Glaciers are particularly well suited to investigation by radar because the conductivity, imaginary part of the permittivity, and the dielectric absorption of ice are small at radio frequencies resulting in low loss tangent, skin depth, and attenuation values. This allows echoes from the base of the ice sheet to be detected through ice thicknesses greater than 4 km. The subsurface observation of ice masses using radio waves has been an integral and evolving geophysical technique in glaciology for over half a century. Its most widespread uses have been the measurement of ice thickness, subglacial topography, and ice sheet stratigraphy. It has also been used to observe the subglacial and conditions of ice sheets and glaciers, including hydrology, thermal state, accumulation, flow history, ice fabric, and bed geology. In planetary science, ice penetrating radar has also been used to explore the subsurface of the Polar Ice Caps on Mars and comets. Missions are planned to explore the icy moons of Jupiter.

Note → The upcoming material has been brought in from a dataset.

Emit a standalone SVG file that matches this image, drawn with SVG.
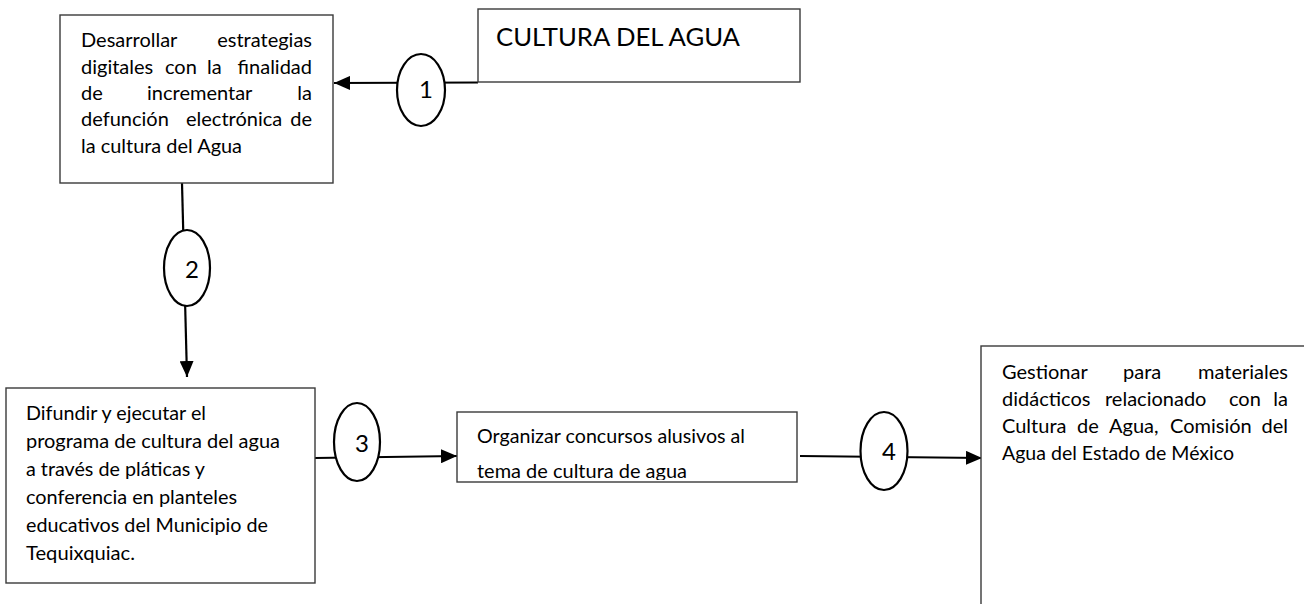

==Measurements and applications==
Radioglaciology uses nadir facing radars to probe the subsurface of glaciers, ice sheets, ice caps, and icy moons and to detect reflected and scattered energy from within and beneath the ice. This geometry tends to emphasize coherent and specular reflected energy resulting in distinct forms of the radar equation. Collected radar data typically undergoes signal processing ranging from stacking (or pre-summing) to migration to Synthetic Aperture Radar (SAR) focusing in 1, 2, or 3 dimensions. This data is collected using ice penetrating radar systems which range from commercial (or bespoke) ground penetrating radar (GPR) systems to coherent, chirped airborne sounders to swath-imaging, multi-frequency, or polarimetric implementations of such systems. Additionally, stationary, phase-sensitive, and Frequency Modulated Continuous Wave (FMCW) radars have been used to observe snow, ice shelf melt rates, englacial hydrology, ice sheet structure, and vertical ice flow. Interferometric analysis of airborne systems have also been demonstrated to measure vertical ice flow. Additionally, radioglaciological instruments have been developed to operate on autonomous platforms, on in-situ probes, in low-cost deployments, using Software Defined Radios, and exploiting ambient radio signals for passive sounding.

The most common scientific application for radioglaciological observations is measuring ice thickness and bed topography. This includes interpolated "bed maps", widely used in ice sheet modeling and sea level rise projections, studies exploring specific ice-sheet regions, and observations of glacier beds. The strength and character of radar echoes from the bed of the ice sheet are also used to investigate the reflectivity of the bed, the attenuation of radar in the ice, and the morphology of the bed. In addition bed echoes, radar returns from englacial layers are used in studies of the radio stratigraphy of ice sheets including investigations of ice accumulation, flow, and fabric as well as absence or disturbances of that stratigraphy. Radioglaciology data has also been used extensively to study subglacial lakes and glacial hydrology including englacial water, firn aquifers, and their temporal evolution. Ice penetrating radar data has also been used to investigate the subsurface of ice shelves including their grounding zones, melt rates, brine distribution, and basal channels.

==Planetary exploration==
There are currently two ice-penetrating radars orbiting Mars: MARSIS and SHARAD. An ice penetrating radar was also part of the ROSETTA mission to comet 67P/Churyumov–Gerasimenko. Ice penetrating radars are also included in the payloads of two planned missions to the icy moons of Jupiter: JUICE and Europa Clipper.

== IGS symposia ==
The International Glaciological Society (IGS) holds a periodic series of symposia focused on radioglaciology. In 2008, the "Symposium on Radioglaciology and its Applications" was hosted at the Technical University of Madrid.  In 2013, the "Symposium on Radioglaciology" was hosted at the University of Kansas. In 2019, the "Symposium of Five Decades of Radioglaciology" was hosted at Stanford University.

== Research institutions ==
Research and education in radioglaciology is undertaken at universities and research institutes around the world.  These groups found in institutions and departments that span physical geography, geophysics, earth science, planetary science, electrical engineering, and related disciplines.